De un gigante y un enano
¿Cuál es la palabra indicada? Quizá la calidad de infame. Los sinónimos abundan: innoble, indigno, bajo, malo, perverso despreciable, ruin, vil y hay más. Cuando una persona cae en la infamia, ha perdido esa calidad de humano que nos ha llevado milenios construir. Increíble que sea un médico y que ocupe un cargo relevante en la salud pública de nuestro País.
Inculpar a alguien que ya no está en este mundo es, esencialmente, ruin. Cómo defenderse, dar sus argumentos, explicar. Incluso en el caso de que hubiera algo de cierto en los reclamos, se camina por un sendero muy riesgoso, pues cualquier inexactitud sería perversión. Habría que exigirle a quién inculpa que deje el juicio a los historiadores. Pero todavía más bajo, más grave es mentir sobre la actuación de una persona. Eso exactamente es lo que ha hecho el nefando Subsecretario López Gatell con la actuación de Guillermo Soberón.
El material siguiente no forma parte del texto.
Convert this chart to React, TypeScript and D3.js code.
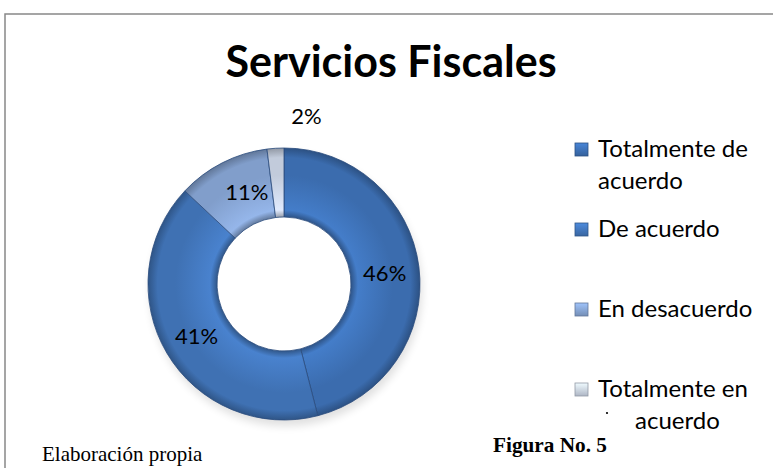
import React from 'react';
import * as d3 from 'd3';

const categories = ['Totalmente de acuerdo', 'De acuerdo', 'En desacuerdo', 'Totalmente en desacuerdo'];
const values = [46, 41, 11, 2];
const labels = ['46%', '41%', '11%', '2%'];
const legendLines = [['Totalmente de', 'acuerdo'], ['De acuerdo'], ['En desacuerdo'], ['Totalmente en', 'acuerdo']];
const colors = ['#3b6cae', '#3f71b3', '#819ecb', '#c2cbdb'];

const W = 773;
const H = 468;
const cx = 284;
const cy = 284;
const outerR = 136;
const innerR = 67;
const font = 'Lato, "Open Sans", sans-serif';

const App = () => {
  const pie = d3.pie<number>().sort(null).value(d => d);
  const arcs = pie(values);
  const arc = d3.arc<d3.PieArcDatum<number>>().innerRadius(innerR).outerRadius(outerR);
  const outArc = d3.arc<d3.PieArcDatum<number>>().innerRadius(outerR + 32).outerRadius(outerR + 32);

  const legendY = d3.scalePoint<number>().domain(d3.range(categories.length)).range([157, 397]);

  // label nudges so they sit like the original (small slice label pushed outside)
  const nudge = [[0, 2], [0, 0], [9, -2], [33, 0]];

  return (
    <svg width={W} height={H} style={{ position: 'absolute', left: 0, top: 0, background: '#fff' }}>
      <defs>
        {colors.map((c, i) => (
          <radialGradient key={i} id={`g${i}`} gradientUnits="userSpaceOnUse" cx={0} cy={0} r={outerR}>
            <stop offset={innerR / outerR} stopColor={d3.color(c)!.darker(0.7).toString()} />
            <stop offset={(innerR + 7) / outerR} stopColor={d3.color(c)!.brighter(0.4).toString()} />
            <stop offset={0.8} stopColor={c} />
            <stop offset={0.93} stopColor={c} />
            <stop offset={1} stopColor={d3.color(c)!.darker(0.8).toString()} />
          </radialGradient>
        ))}
        {colors.map((c, i) => (
          <linearGradient key={i} id={`l${i}`} x1="0" y1="0" x2="0" y2="1">
            <stop offset="0" stopColor={d3.color(c)!.brighter(0.6).toString()} />
            <stop offset="1" stopColor={d3.color(c)!.darker(0.3).toString()} />
          </linearGradient>
        ))}
        <filter id="sh" x="-20%" y="-20%" width="140%" height="140%">
          <feGaussianBlur stdDeviation="4" />
        </filter>
      </defs>
      <rect x={5} y={14} width={W} height={H} fill="none" stroke="#888" strokeWidth={1.5} />
      <text x={391} y={77} textAnchor="middle" fontFamily={font} fontWeight="bold" fontSize={43} fill="#000">
        Servicios Fiscales
      </text>
      <circle cx={cx + 2} cy={cy + 6} r={outerR} fill="#000" opacity={0.12} filter="url(#sh)" />
      <g transform={`translate(${cx},${cy})`}>
        <circle r={innerR} fill="#fff" />
        {arcs.map((a, i) => (
          <path key={i} d={arc(a)!} fill={`url(#g${i})`} stroke="#2b4c7e" strokeWidth={1} strokeOpacity={0.8} />
        ))}
        {arcs.map((a, i) => {
          const p = i === 3 ? outArc.centroid(a) : arc.centroid(a);
          return (
            <text key={i} x={p[0] + nudge[i][0]} y={p[1] + 8 + nudge[i][1]} textAnchor="middle" fontFamily={font} fontSize={22} fill="#000">
              {labels[i]}
            </text>
          );
        })}
      </g>
      {legendLines.map((lines, i) => (
        <g key={i} transform={`translate(575,${legendY(i)})`}>
          <rect x={0} y={-14} width={13} height={13} fill={`url(#l${i})`} stroke={d3.color(colors[i])!.darker(0.8).toString()} strokeWidth={0.8} />
          {lines.map((t, j) => (
            <text key={j} x={j > 0 && i === 3 ? 60 : 23} y={j * 32} fontFamily={font} fontSize={24} fill="#000">
              {t}
            </text>
          ))}
          {i === 3 && <circle cx={32} cy={16} r={1.1} fill="#000" />}
        </g>
      ))}
      <text x={493} y={452} fontFamily='"Liberation Serif", serif' fontWeight="bold" fontSize={21} fill="#000" textLength={114} lengthAdjust="spacingAndGlyphs">
        Figura No. 5
      </text>
      <text x={42} y={461} fontFamily='"Liberation Serif", serif' fontSize={21} fill="#000">
        Elaboración propia
      </text>
    </svg>
  );
};

export default App;
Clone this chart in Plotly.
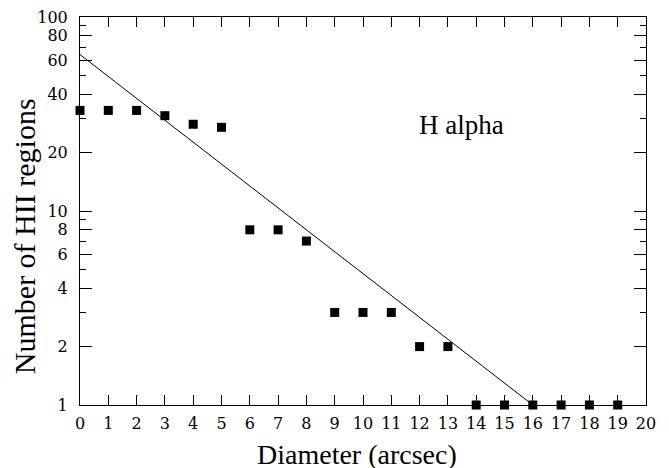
import plotly.graph_objects as go

# Counts of HII regions per diameter bin (H alpha)
diameter = list(range(20))
counts = [33, 33, 33, 31, 28, 27, 8, 8, 7, 3, 3, 3, 2, 2, 1, 1, 1, 1, 1, 1]

# Exponential fit, straight on the log axis
fit_x = [0, 16]
fit_y = [64, 1]

major_y = [1, 2, 4, 6, 8, 10, 20, 40, 60, 80, 100]
minor_y = [3, 5, 7, 9, 30, 50, 70, 90]
x_ticks = list(range(21))

serif = "Liberation Serif, Times New Roman, serif"
tick_font = dict(family="DejaVu Serif", size=16, color="black")

fig = go.Figure()
fig.add_trace(go.Scatter(x=fit_x, y=fit_y, mode="lines",
                         line=dict(color="black", width=1), showlegend=False))
fig.add_trace(go.Scatter(x=diameter, y=counts, mode="markers",
                         marker=dict(symbol="square", size=9, color="black"),
                         showlegend=False, cliponaxis=False))

fig.add_annotation(x=11.9, y=1.443, xref="x", yref="y", text="H alpha",
                   showarrow=False, xanchor="left", yanchor="middle",
                   font=dict(family=serif, size=27, color="black"))

# Axis titles placed as paper-anchored labels
fig.add_annotation(x=0.489, y=-0.128, xref="paper", yref="paper",
                   text="Diameter (arcsec)", showarrow=False,
                   xanchor="center", yanchor="middle",
                   font=dict(family=serif, size=28, color="black"))
fig.add_annotation(x=-0.099, y=0.435, xref="paper", yref="paper",
                   text="Number of HII regions", showarrow=False, textangle=-90,
                   xanchor="center", yanchor="middle",
                   font=dict(family=serif, size=30, color="black"))

fig.update_layout(
    width=669, height=468,
    margin=dict(l=80, r=23, t=17, b=63),
    paper_bgcolor="white", plot_bgcolor="white",
    font=dict(family=serif, color="black"),
    xaxis=dict(range=[0, 20], tickvals=x_ticks, ticks="inside", ticklen=10,
               tickwidth=1, tickcolor="black", showline=True, linecolor="black",
               linewidth=1, mirror="ticks", showgrid=False, zeroline=False,
               automargin=False, tickfont=tick_font, ticklabelstandoff=4),
    yaxis=dict(type="log", range=[0, 2], tickvals=major_y,
               ticktext=[str(v) for v in major_y], ticks="inside", ticklen=12,
               tickwidth=1, tickcolor="black", showline=True, linecolor="black",
               linewidth=1, mirror="ticks", showgrid=False, zeroline=False,
               automargin=False, tickfont=tick_font, ticklabelstandoff=8,
               minor=dict(tickvals=minor_y, ticks="inside", ticklen=6,
                          tickcolor="black", showgrid=False)),
)

fig.write_html("out.html")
Hemos sido testigos de su capacidad para torcer realidades, lanzar muy orondo sonoras mentiras, ufanarse de logros inexistentes y demás linduras que lo pintan de cuerpo entero. Lo tuvimos como voz principal durante las primeras etapas de la pandemia. Las evaluaciones internacionales sobre su gestión ya están hechas. Alguien fue responsable de alrededor de 700 mil muertes “en exceso”. Por esa terrible realidad, ese individuo es el menos calificado para hablar de un mexicano notabilísimo en la ciencia, en la academia, en la administración pública.
Soberón fue el fundador del Departamento de Bioquímica del recién nacido Instituto Nacional de Nutrición que crecería gracias a su energía inacabable. Fue él quien impulsó la Sociedad Mexicana de Bioquímica y la Academia de la Investigación Científica. De ahí pasó a la dirección del Instituto de Investigaciones Biomédicas, en una actividad pionera. Fue coordinador de la Investigación Científica de la UNAM, su hogar académico. Ese científico se convirtió en su Rector en una etapa en la cual desde Los Pinos salían dardos envenenados. Algo similar a lo que ocurre ahora. No hizo excepciones políticas en la aplicación de la ley dentro del campus, lo cual le valió la fama de duro. No le importó en absoluto. Descentralizó la educación media superior de la UNAM creando los Colegios de Ciencias y Humanidades. Obsesivo de la planeación, miró lejos y creó las ENEPs ampliando horizontes. Tuvo la visión y se dio tiempo para fundar el Centro Cultural Universitario. Tomó posesión en un estacionamiento y, ocho años después, entregó la UNAM fortalecida y en una pieza.
Fue esa visión la que lo llevó a impulsar la investigación en fijación del nitrógeno, con impactos múltiples. Su obra académica es sólida y abundante. Pero el académico decidió ir más allá, tomar riesgos en el servicio público al que se entregó con gran pasión. Hombre sin partido, como Secretario de Salud enfrentó la aparición del VIH-Sida y sus espléndidos reflejos administrativos alertaron a los grupos vulnerables y rompiendo tabúes, irrumpió lanzando con fuerza el uso del condón. Reguló el tráfico de sangre y, gracias a esas medidas, México se convirtió en un caso de poca afectación frente a EEUU, Centroamérica y el Caribe. Así salvó miles de vidas. Le tocó parir la Ley General de Salud y dio los primeros pasos para la universalización de los servicios. Creía en el estado y actuó en consecuencia. Visionario, dio vida a la investigación sobre el genoma humano, enfrentando, ahí sí, a visiones muy conservadoras. Muy discreto en lo personal, “aspiracionista” tenaz, salió de Iguala y llegó al Colegio Nacional. Impulsó la ciencia, creó instituciones y fortaleció la salud pública. Qué más se le puede pedir.
Pero para la mente ruin, ese gran señor, fue uno de los padres del “neoliberalismo” al servicio de la “mafia”. ¡Qué capacidad para mentir, qué guion más aburrido, qué infame ser humano!
¿Por qué de su obsesión con Soberón? Quizá la explicación sea sencilla: no sabe de su condición de enano frente a la historia.